De groep die een belofte krijgt in Openbaring 2 en 3 bestaat steeds uit ware gelovigen. De ware gelovigen worden ervan verzekerd dat hun namen opgetekend blijven in het boek van het leven. Er is niemand die hun namen kan uitwissen en de Here belooft dat Hij het niet zal doen. In het Oude Testament lezen we wel over het uitwissen van namen (Psalm 69:29, vgl. Exodus 32:32-33), maar dan gaat het uitsluitend om de namen van onrechtvaardigen, ongelovigen. Het gaat in Openbaring 3:5 enkel om een positieve benadering, dus niet in de zin van “pas op of je naam wordt uitgewist”, maar wel in de zin van “wees gerust, je naam wordt niet uitgewist”. Het komt overeen met de gedachte die de Here Jezus uitsprak tijdens Zijn leven op aarde, dat geen van de mensen die Hem toebehoren verloren gaan, maar daarentegen verzekerd mogen zijn van het eeuwig leven (Johannes 5:24, 6:37,39, 10:28-29). Wat is het een belangrijke gedachte dat onze namen niet kunnen worden uitgewist, maar dat de Here Jezus Zelf onze namen belijdt voor de Vader en voor alle engelen!
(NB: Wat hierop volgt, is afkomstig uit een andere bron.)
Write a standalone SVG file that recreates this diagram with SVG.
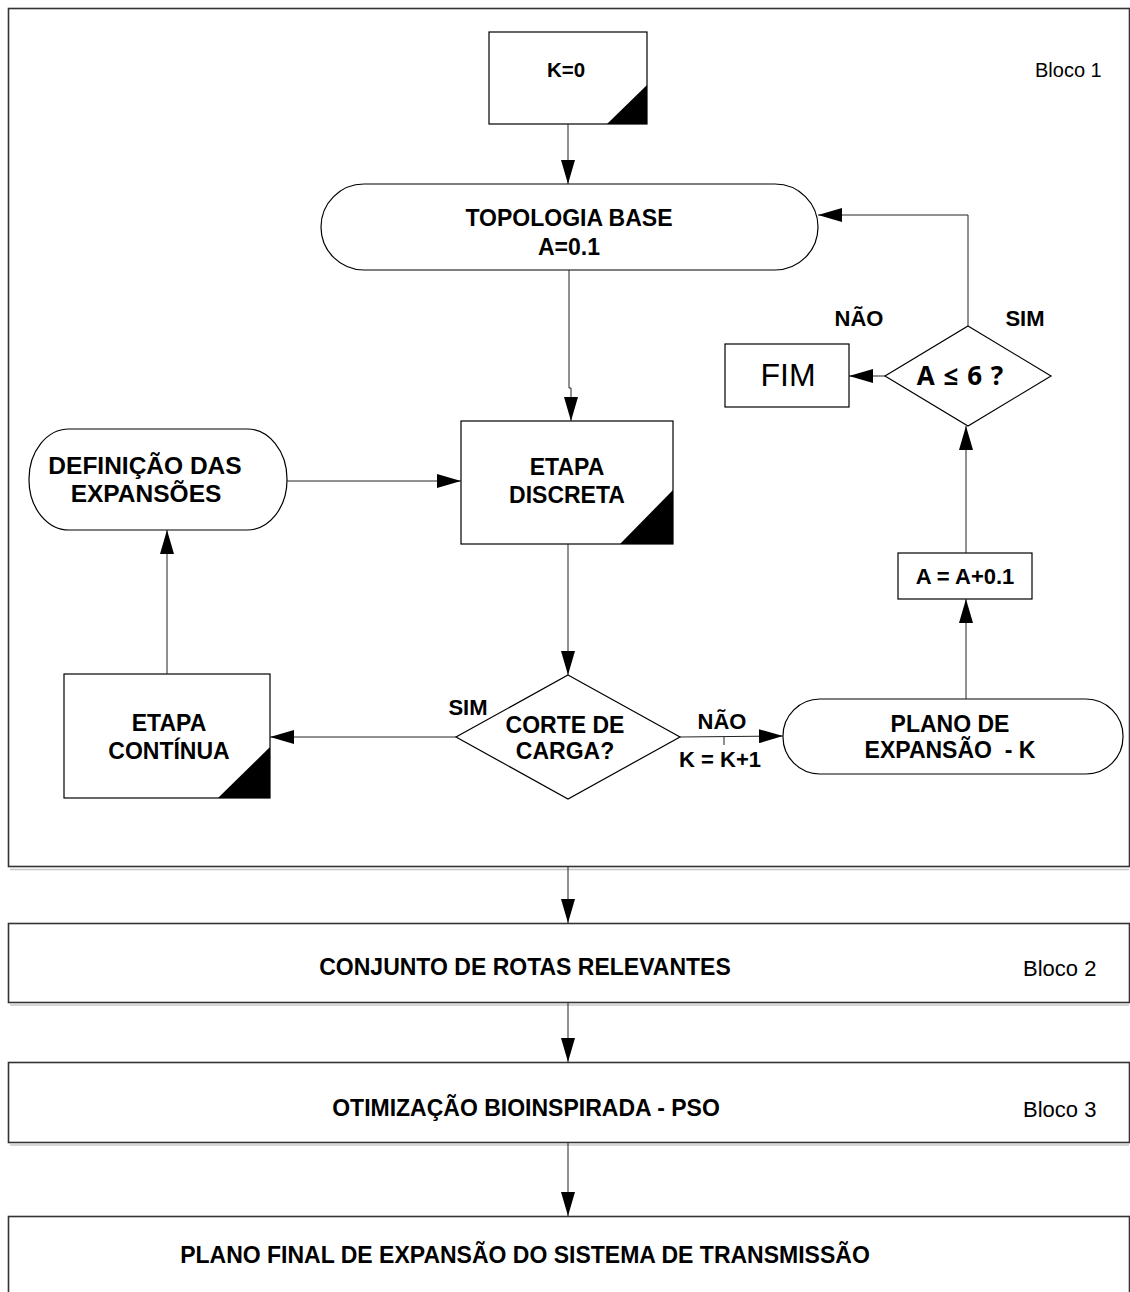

Ook van de gelovigen tijdens de grote verdrukking en de heerschappij van het beest wordt gezegd dat hun namen opgetekend staan in het ‘boek van het leven’ (Openbaring 13:8, 17:8). Het is belangwekkend dat het daar de gedachte is dat zij niet zullen zwichten voor het beest. Zij zullen het beest niet aanbidden, dat doen diegenen die niet in het ‘boek van het leven’ staan. Het zal een zware tijd zijn waarbij er voor hen geen plaats is. Maar wat een geweldige belofte is het dat er aan hen én aan alle gelovigen, het bijzondere genot wordt beloofd van het nieuw Jeruzalem2 (Openbaring 21:27). Daar is er wel plaats voor hen en daar mogen ze verzekerd van zijn. Daar zijn zij bij naam gekend.

Het boek van het leven van het Lam
Het ‘boek van het leven’ is van het Lam (Openbaring 13:8, 21:27). Dat kan ook helemaal niet anders. In het boek staan immers de namen van alle mensen die tot de verlosten behoren. De verlossing, de redding van mensen, is het resultaat van het volbrachte werk van het Lam en van niets anders. De gelovigen zijn verlost door het kostbaar bloed, als van een vlekkeloos en onbesmet lam, het bloed van Christus (1 Petrus 1:19). Ook voor de gelovigen van het Oude Testament geldt dat zij verlost zijn door het offer van de Here Jezus Christus, het Lam. Het is onmogelijk dat het offer van een dier een mens zou kunnen redden (vgl. Hebreeën 10:4). Die offers verwezen naar het offer van het Lam dat eens tot redding van alle gelovigen zou geslacht worden. In het ‘boek van het leven’ staan de namen van al die miljoenen, miljarden, mensen die gered zijn door het offerwerk van het Lam. Voor eeuwig is Hij onze dank en aanbidding waard!

Kris Tavernier

1 Het Hebr. woord ‘cepher’ dat in deze verzen wordt gebruikt, wordt ook gebruikt in Gen. 5:1 waar het vertaald is door ‘register’.
2 Weliswaar is er enig onderscheid tussen het aandeel hierin van de gemeente, de gelovigen van het Oude Testament en de gelovigen die uit de grote verdrukking komen. Het valt echter buiten het bestek van dit artikel om daar verder op in te gaan.